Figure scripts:
#####

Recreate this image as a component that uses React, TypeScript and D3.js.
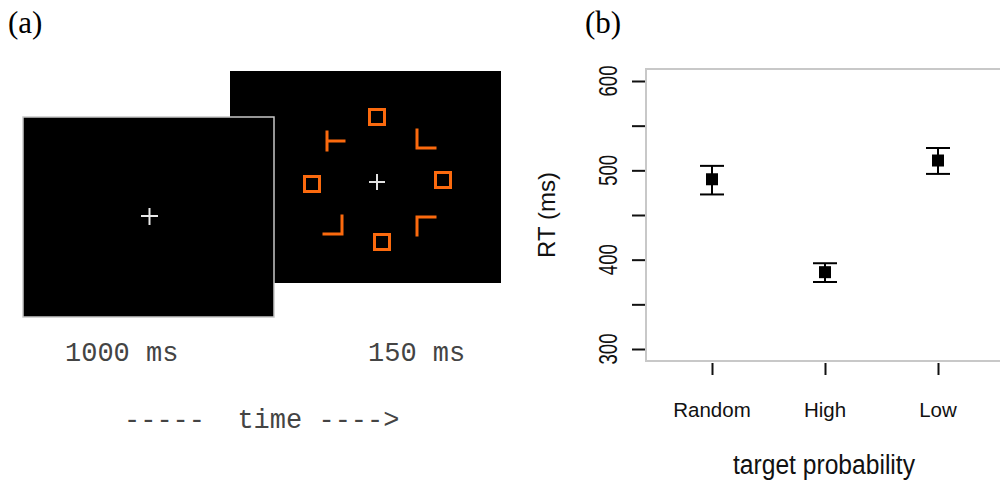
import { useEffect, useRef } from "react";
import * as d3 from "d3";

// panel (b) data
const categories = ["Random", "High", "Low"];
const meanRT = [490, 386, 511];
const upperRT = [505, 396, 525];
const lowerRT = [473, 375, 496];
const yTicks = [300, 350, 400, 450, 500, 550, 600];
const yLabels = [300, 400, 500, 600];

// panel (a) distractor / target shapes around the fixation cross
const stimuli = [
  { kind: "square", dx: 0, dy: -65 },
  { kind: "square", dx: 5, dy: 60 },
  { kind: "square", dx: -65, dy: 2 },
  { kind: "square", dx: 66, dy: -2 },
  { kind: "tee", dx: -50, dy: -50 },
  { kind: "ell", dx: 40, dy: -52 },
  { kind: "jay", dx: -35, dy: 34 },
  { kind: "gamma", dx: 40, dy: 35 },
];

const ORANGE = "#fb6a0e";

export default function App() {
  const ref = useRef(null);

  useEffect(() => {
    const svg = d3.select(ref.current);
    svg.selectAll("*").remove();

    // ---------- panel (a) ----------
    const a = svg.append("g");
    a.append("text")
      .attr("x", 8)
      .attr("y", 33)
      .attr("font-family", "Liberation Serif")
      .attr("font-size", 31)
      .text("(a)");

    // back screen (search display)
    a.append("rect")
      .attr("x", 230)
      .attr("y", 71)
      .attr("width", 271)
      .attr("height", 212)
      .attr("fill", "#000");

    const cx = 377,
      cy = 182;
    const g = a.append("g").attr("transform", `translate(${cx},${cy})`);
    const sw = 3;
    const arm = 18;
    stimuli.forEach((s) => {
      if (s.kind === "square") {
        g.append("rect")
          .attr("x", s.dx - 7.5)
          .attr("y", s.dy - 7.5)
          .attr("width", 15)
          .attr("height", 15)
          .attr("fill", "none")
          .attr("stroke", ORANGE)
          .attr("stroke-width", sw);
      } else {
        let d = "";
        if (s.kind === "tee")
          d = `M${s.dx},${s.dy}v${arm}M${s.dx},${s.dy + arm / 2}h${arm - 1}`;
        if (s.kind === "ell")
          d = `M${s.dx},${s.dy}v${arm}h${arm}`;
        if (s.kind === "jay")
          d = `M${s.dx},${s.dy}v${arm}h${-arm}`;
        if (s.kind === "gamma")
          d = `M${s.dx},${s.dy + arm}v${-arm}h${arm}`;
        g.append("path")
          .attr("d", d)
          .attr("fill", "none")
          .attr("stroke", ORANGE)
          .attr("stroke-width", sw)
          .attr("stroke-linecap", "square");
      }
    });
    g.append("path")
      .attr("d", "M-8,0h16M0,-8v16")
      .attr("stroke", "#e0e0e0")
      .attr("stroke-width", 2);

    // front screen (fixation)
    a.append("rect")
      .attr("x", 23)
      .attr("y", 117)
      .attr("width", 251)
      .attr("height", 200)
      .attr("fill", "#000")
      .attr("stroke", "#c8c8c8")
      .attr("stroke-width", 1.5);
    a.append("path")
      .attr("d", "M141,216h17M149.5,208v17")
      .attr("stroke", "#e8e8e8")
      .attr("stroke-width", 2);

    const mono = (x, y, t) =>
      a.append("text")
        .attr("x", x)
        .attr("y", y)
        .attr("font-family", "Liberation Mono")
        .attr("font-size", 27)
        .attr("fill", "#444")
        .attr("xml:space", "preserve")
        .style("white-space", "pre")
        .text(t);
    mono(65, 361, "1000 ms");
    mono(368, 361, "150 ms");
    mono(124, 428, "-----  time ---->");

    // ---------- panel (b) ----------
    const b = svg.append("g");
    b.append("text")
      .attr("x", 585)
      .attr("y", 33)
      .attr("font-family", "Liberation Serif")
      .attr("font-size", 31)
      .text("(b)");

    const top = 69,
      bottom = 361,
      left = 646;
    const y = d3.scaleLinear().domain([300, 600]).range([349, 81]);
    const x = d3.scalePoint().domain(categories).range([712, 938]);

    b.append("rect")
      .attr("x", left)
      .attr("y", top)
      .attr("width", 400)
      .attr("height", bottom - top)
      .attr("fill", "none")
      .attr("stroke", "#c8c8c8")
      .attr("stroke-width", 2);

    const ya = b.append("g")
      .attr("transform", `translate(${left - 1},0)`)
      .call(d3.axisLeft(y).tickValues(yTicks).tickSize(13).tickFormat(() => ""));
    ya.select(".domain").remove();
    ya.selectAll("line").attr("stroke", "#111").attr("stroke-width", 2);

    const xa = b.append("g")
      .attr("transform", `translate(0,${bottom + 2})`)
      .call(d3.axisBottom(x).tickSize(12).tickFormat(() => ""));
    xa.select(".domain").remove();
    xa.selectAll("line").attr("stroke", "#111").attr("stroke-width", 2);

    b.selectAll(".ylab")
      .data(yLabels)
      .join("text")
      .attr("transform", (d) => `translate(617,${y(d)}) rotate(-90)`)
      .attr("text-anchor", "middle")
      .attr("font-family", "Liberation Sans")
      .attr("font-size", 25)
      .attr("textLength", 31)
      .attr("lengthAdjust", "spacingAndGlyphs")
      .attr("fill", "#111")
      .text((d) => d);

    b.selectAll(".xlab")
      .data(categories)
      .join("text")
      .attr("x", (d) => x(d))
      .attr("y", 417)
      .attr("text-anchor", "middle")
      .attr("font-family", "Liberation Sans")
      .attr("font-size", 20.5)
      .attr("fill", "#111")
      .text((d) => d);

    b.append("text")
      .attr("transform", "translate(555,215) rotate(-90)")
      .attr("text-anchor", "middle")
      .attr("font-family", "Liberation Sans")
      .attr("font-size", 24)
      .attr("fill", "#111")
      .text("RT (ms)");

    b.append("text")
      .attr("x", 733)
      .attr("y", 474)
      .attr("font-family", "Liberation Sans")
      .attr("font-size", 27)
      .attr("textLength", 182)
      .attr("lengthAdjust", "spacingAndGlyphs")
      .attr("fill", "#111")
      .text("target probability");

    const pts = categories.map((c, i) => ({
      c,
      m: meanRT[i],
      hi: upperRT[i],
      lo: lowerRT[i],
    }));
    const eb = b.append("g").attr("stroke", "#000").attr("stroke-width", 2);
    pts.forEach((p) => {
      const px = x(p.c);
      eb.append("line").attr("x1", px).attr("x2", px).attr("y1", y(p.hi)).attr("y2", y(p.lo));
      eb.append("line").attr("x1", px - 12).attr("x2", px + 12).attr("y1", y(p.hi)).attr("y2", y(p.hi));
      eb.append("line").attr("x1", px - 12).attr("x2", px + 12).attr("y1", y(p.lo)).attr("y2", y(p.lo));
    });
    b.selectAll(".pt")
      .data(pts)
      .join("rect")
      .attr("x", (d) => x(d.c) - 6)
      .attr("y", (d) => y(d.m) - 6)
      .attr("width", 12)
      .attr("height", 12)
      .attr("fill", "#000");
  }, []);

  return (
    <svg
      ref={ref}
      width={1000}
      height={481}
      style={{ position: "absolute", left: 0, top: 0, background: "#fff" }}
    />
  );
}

#####

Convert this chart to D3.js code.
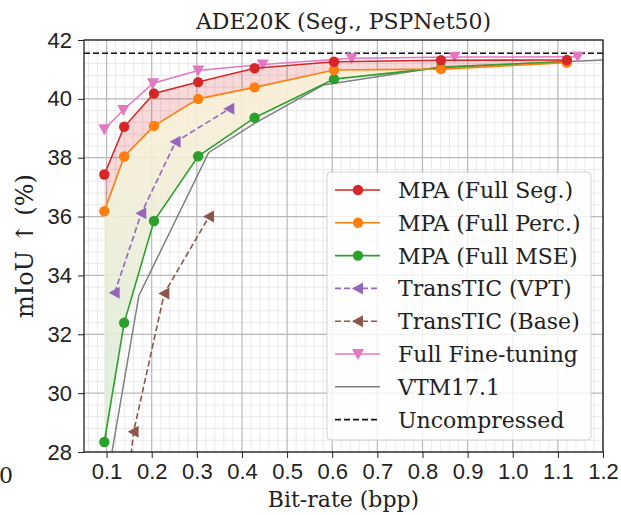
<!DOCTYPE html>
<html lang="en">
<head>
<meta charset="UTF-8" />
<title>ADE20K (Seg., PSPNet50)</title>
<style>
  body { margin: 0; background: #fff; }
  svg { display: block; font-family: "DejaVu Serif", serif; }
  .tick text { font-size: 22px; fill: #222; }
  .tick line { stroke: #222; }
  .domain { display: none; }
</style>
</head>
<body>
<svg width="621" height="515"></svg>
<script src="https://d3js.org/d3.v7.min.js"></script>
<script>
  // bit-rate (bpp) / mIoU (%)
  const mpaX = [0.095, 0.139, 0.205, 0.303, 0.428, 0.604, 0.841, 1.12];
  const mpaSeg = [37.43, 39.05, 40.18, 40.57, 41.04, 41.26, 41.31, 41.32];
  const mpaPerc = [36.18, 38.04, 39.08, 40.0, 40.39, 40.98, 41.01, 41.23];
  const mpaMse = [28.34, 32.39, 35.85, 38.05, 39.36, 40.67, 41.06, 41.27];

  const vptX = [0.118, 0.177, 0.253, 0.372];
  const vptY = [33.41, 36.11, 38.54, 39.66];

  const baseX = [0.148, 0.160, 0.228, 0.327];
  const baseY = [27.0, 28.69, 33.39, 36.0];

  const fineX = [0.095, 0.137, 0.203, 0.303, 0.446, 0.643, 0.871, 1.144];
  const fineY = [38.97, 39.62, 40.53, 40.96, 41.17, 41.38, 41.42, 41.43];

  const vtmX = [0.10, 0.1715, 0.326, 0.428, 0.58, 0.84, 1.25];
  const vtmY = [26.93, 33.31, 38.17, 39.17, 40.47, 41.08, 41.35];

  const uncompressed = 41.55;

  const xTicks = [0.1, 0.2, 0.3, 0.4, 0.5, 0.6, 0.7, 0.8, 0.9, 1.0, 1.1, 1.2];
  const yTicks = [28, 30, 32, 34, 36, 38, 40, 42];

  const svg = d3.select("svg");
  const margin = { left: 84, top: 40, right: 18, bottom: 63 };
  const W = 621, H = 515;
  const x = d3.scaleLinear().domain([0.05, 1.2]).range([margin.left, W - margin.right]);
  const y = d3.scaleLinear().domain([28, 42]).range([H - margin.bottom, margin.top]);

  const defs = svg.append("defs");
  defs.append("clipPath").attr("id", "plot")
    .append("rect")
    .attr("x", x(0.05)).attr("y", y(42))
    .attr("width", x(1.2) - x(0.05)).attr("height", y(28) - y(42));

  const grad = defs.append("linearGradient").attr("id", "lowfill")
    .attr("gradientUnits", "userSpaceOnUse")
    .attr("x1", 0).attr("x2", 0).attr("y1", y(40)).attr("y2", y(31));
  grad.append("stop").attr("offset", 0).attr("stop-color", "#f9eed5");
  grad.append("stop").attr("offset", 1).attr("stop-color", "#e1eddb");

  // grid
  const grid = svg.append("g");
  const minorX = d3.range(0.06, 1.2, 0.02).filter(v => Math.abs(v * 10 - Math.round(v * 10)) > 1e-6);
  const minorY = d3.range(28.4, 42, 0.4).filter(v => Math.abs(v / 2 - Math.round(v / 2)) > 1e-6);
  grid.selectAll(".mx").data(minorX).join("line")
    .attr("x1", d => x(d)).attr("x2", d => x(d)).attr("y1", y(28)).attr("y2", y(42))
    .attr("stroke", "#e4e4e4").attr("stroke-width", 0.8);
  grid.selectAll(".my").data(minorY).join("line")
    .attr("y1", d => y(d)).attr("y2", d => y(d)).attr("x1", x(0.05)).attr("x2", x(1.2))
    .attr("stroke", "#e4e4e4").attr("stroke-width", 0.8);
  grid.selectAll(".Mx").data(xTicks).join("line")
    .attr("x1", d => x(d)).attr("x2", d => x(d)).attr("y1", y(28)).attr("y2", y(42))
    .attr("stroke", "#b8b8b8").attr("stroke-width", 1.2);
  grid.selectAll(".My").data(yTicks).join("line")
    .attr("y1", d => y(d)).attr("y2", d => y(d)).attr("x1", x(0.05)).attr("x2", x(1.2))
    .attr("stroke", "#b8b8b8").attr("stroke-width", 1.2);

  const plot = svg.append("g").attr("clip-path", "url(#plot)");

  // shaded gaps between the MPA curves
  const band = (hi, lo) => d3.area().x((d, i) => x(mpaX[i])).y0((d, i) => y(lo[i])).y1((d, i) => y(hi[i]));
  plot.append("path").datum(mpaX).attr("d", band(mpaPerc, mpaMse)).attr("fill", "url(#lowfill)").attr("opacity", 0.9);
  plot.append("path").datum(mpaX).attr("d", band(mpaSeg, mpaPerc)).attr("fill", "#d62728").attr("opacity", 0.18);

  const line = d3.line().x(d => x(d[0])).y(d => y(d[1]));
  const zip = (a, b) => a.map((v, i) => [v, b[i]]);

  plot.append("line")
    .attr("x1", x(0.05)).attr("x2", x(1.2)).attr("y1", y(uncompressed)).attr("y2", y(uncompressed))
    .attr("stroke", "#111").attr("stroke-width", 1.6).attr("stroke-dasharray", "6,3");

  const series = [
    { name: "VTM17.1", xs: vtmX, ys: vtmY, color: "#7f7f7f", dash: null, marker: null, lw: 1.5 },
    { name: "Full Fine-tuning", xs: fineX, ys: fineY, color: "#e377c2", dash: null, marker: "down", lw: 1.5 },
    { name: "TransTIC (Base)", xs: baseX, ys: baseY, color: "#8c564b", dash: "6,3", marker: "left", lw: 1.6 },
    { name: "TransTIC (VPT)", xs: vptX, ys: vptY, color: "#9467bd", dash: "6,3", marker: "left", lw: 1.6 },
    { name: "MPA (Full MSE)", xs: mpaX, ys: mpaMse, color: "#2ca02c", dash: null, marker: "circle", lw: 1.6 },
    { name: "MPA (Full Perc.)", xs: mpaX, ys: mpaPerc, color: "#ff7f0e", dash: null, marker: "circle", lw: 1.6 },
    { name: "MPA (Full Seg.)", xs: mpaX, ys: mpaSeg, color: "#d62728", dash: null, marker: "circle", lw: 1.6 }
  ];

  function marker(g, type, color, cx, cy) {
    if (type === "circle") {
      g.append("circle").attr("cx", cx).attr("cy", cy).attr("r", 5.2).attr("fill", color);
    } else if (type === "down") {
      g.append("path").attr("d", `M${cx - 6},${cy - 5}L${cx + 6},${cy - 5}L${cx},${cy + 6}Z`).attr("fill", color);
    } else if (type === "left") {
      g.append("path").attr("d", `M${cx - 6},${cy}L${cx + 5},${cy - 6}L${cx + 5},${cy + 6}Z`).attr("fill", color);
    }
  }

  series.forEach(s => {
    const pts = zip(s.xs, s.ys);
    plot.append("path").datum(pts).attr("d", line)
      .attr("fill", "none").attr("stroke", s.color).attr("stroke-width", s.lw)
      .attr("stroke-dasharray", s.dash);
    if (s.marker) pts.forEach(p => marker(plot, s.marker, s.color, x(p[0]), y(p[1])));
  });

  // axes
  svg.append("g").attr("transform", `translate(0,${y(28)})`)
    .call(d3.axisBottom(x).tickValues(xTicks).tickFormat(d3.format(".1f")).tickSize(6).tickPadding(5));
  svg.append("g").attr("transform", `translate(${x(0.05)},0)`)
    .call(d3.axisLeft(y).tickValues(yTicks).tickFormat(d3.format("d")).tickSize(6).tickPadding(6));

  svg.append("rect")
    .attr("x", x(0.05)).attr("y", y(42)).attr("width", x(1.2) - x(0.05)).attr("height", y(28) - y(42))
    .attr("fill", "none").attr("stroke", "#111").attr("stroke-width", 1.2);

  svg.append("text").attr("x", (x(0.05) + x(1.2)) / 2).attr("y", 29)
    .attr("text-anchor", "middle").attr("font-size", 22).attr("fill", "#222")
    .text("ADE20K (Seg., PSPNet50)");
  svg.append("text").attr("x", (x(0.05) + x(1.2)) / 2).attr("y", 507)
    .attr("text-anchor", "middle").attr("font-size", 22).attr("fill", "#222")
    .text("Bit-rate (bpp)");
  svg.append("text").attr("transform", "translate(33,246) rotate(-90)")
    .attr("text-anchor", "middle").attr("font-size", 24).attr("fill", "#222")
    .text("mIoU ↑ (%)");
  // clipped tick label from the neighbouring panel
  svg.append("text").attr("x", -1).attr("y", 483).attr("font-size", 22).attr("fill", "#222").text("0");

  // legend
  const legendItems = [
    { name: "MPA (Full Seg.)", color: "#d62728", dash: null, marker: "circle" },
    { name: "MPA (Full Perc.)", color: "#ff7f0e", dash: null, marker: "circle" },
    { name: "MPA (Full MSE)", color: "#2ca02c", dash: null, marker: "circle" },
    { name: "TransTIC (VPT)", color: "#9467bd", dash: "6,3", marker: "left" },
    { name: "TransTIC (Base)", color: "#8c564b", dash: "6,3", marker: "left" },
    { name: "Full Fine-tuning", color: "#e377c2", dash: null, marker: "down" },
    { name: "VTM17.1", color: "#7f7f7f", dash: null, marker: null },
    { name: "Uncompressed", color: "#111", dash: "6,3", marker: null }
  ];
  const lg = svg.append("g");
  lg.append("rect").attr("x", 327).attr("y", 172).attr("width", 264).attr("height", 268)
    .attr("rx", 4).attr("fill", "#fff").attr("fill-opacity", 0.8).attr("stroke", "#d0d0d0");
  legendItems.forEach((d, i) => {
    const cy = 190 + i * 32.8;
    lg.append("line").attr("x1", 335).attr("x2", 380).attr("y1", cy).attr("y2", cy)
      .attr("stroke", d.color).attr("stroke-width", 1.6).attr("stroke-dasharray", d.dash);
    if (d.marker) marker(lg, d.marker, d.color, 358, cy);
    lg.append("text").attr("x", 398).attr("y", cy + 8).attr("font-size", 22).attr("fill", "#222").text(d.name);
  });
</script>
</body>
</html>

#####

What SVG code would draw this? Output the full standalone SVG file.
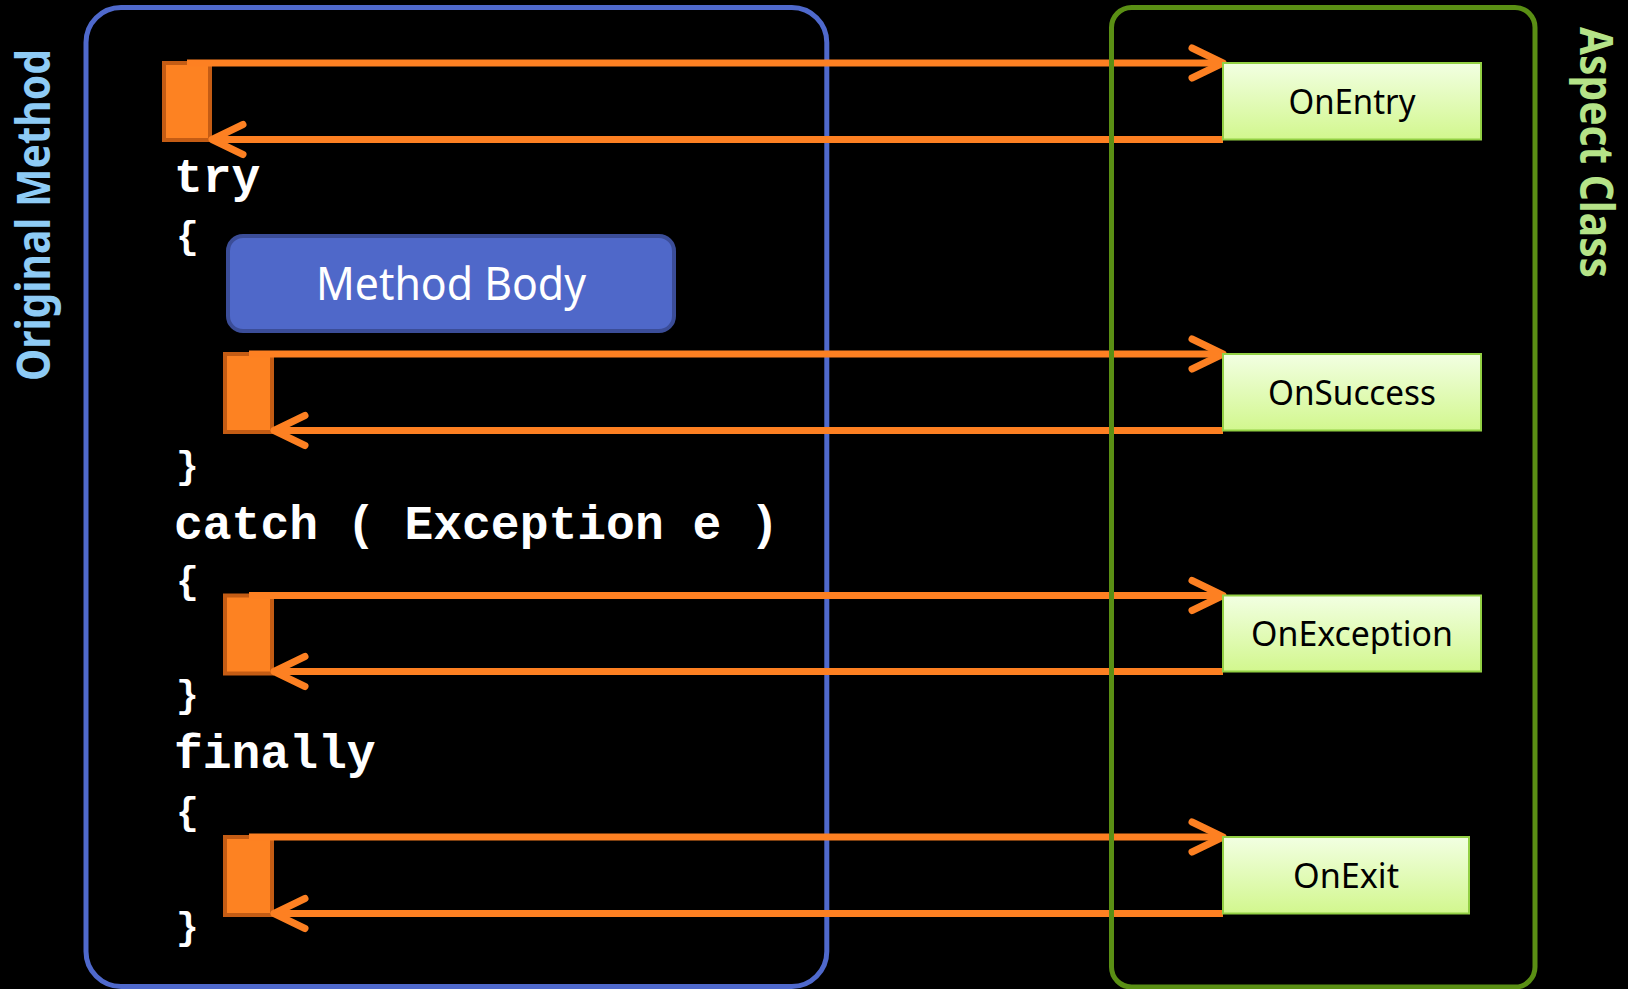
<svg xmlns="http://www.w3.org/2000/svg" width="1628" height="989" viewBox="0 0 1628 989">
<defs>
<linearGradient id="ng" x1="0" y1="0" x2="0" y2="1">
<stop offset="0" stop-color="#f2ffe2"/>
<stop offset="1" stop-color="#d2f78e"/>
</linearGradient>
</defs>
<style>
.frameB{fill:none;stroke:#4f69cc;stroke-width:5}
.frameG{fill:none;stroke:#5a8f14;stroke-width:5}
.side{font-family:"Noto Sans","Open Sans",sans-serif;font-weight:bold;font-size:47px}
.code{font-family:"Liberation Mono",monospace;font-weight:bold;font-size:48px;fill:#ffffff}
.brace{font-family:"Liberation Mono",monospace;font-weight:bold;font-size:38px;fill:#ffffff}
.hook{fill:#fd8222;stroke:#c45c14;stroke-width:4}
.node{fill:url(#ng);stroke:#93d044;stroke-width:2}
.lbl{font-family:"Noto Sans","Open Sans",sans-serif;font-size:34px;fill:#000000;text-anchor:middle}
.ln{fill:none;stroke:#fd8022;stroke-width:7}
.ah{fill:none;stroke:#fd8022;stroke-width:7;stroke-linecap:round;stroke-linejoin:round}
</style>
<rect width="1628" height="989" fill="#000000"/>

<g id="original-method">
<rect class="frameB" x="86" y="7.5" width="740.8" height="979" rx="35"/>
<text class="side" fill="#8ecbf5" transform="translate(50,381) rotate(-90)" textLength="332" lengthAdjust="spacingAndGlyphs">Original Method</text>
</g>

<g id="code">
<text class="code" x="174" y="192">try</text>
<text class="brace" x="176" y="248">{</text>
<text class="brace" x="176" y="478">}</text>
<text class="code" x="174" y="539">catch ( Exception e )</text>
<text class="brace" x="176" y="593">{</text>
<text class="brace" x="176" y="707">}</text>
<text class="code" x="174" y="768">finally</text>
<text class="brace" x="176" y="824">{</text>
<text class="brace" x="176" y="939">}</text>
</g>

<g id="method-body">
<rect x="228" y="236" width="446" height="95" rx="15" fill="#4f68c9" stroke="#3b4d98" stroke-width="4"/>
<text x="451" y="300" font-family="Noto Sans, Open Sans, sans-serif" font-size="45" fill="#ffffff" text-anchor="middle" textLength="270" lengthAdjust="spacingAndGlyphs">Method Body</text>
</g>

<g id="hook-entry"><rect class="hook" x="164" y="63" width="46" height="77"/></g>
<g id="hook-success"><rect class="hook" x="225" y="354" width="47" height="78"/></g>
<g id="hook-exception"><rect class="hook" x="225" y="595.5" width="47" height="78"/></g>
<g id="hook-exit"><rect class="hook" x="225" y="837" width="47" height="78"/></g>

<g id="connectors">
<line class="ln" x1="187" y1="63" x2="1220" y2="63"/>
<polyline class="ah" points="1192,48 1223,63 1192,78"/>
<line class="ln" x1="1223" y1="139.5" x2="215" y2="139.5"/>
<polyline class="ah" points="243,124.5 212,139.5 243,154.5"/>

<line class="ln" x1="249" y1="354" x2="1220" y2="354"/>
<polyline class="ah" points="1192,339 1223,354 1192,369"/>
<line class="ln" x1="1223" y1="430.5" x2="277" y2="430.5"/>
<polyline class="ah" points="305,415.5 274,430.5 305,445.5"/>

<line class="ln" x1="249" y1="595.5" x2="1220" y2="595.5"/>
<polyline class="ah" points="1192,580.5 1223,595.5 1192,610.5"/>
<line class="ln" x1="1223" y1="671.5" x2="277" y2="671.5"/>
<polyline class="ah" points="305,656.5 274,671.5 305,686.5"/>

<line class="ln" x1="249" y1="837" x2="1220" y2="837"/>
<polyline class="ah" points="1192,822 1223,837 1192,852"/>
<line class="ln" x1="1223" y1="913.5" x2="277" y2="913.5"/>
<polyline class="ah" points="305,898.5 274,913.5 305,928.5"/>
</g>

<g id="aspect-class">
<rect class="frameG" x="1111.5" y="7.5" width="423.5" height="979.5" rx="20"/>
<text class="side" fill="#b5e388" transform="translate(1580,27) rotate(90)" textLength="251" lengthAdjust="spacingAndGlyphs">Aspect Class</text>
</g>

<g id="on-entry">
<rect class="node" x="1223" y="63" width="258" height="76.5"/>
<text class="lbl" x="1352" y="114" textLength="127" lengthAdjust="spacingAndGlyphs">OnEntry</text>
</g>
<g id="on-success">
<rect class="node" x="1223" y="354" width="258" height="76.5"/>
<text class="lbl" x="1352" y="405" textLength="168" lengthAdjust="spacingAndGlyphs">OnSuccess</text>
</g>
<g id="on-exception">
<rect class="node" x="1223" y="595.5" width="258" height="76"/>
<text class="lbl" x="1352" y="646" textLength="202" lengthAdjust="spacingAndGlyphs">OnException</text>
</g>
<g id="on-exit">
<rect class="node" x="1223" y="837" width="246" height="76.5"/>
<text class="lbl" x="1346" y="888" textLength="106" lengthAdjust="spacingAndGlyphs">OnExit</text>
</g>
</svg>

#####

**What to work on**
Reproduce the lines above starting at the one with "Recreate this image" and ending at the one with "const yLabels = [300, 400, 500, 600];", both included, exactly and with no pictures.

**Problem solution**
Recreate this image as a component that uses React, TypeScript and D3.js.
import { useEffect, useRef } from "react";
import * as d3 from "d3";

// panel (b) data
const categories = ["Random", "High", "Low"];
const meanRT = [490, 386, 511];
const upperRT = [505, 396, 525];
const lowerRT = [473, 375, 496];
const yTicks = [300, 350, 400, 450, 500, 550, 600];
const yLabels = [300, 400, 500, 600];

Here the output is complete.